Même s’ils choisissent d’agir dans l’ombre, de façon effacée et désintéressée, les religieux jouent un rôle essentiel dans la préservation de la paix et de la stabilité de notre pays. Souvent écartés au nom du principe creux de la laïcité, ces guides éclairés sont pourtant sollicités quand le pays est au bord du gouffre. Les récentes violences qui ont secoué le pays ont démontré à suffisance que les religieux représentent les derniers remparts qui tiennent debout la République.
A chaque fois que la stabilité du Sénégal est menacée, les religieux sortent de leur retraite pour trouver des solutions aux problèmes créés par les acteurs politiques. Passé le danger, honni le saint! Et dès qu’un semblant de normal est retrouvé, conseil leur est donné par ces mêmes hommes politiques, mus par leurs propres intérêts, de ne pas se mêler de la politique. Voilà le rôle auquel les politiciens professionnels veulent réduire ceux qui se réclament de la classe maraboutique, ceci au nom d’une laïcité vide de sens et volontairement opposée à la religion. Pourtant, il est clair que là où ces acteurs politiques constituent et créent les problèmes, les hommes de Dieu apportent et demeurent la solution.
Comme au Mali, avec l’imam Dicko, et la RDC avec l’Eglise catholique très engagée sur la scène politique, les religieux ne se muent pas en spectateurs au Sénégal. Ils ont compris que laisser le champ libre aux politiciens c’est démissionner de leur rôle sacré et quasi-prophétique de veiller sur et de surveiller leur troupeau. Au Congo, lors de l’élection présidentielle de janvier 2019, l’Eglise avait activement participé au bon déroulement des scrutins et était allée jusqu’à faire son propre comptage des voix issues des urnes. Elle avait mis des réserves dans la victoire de Tshisékédi en déclarant que ces résultats n’étaient pas conformes avec ses chiffres. avant de finir par prendre acte.
Un an plus tard, le Mali se retrouve face à son destin et un religieux, Imam Dicko en l’occurrence, sort des sentiers battues pour porter le combat contre la corruption, la mauvaise gestion, le clientélisme entre autres griefs faits au régime de Ibrahima Boubacar Keita. Sous l’impulsion de ce prêcheur connu pour ses positions tranchées et hautement désintéressées, les Maliens purent obtenir le départ de leur président, lequel départ a été précipité par l’implication des militaires.
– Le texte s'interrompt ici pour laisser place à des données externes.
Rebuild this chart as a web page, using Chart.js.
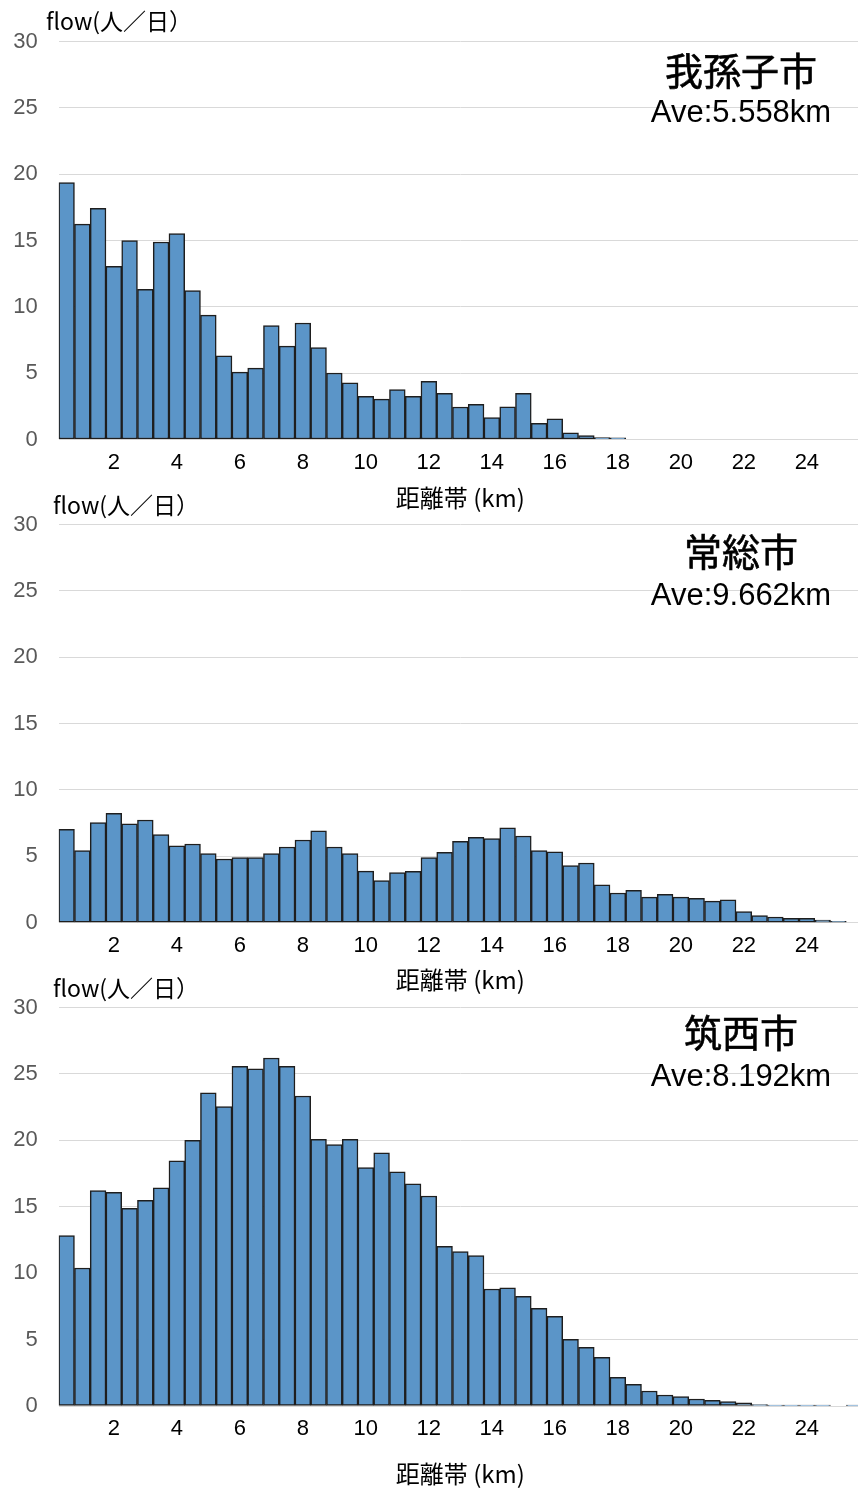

Aujourd’hui, les religieux sénégalais se signalent, comme ils l’avaient fait le 23 juin 2011, pour faire revenir la paix et la cohésion sociale. Après une semaine de manifestations, aussi violentes qu’inédites, l’appel à la paix du président Macky Sall n’aurait été d’aucun impact sans la mission de sauvetage des religieux musulmans et chrétiens. Même si la médiation initiée par un collectif regroupant des personnalités des deux religions avait butté sur le refus de la partie d’Adja Sarr de régler l’affaire à l’amiable, il faut retenir que la sortie des émissaires des Khalifs généraux, le 7 mars, augurait quelque chose de positif dans cette affaire « privée » qui a fini par être une affaire d’Etat. La déclaration du président Sall, le lendemain, précédée par le placement sous contrôle judiciaire d’Ousmane Sonko, viendra confirmer que les religieux se sont entièrement investis pour sauver l’essentiel.
Au vu des derniers développements sur la crise politico-judiciaire où l’on est plongé, il n’y a point de doute que les religieux sont un vrai pouvoir au Sénégal. Bien que leur statut ne soit pas institutionnalisé, ce serait une grave erreur de les considérer comme des « citoyens ordinaires ». Quand on réussit là où les pouvoirs exécutif, législatif, et judiciaire ont échoué- chacun d’eux a une responsabilité à endosser dans cette affaire- on est forcément un pouvoir quand bien même certains le réfuteraient au nom de leur conception erronée de la laïcité.
Au lieu de la loi, Force est restée à la Foi! Malgré la sortie des ministres de l’intérieur et de la justice, symbolisant Force et Loi, les manifestations n’ont pas baissé d’un cran. Il aura fallu l’intervention des religieux pour que les choses reviennent à la normale. Mieux, la manifestation programmée le samedi passé a été reportée sur demande du Khalife des Mourides Serigne Mountakha alors qu’elle était partie pour marquer la reprise des protestations contre l’arrestation de quelques manifestants. Médiateur et fédérateur, le saint homme a en contrepartie transmis les revendications contenues dans le mémorandum dressé par le M2D. Voilà pourquoi il est temps de leur conférer toute l’estime due à leur rang, car la bénédiction qu’on peut tirer d’eux ne doit pas émaner que des prières: elle doit être avant tout dans l’action, fût-ce politique.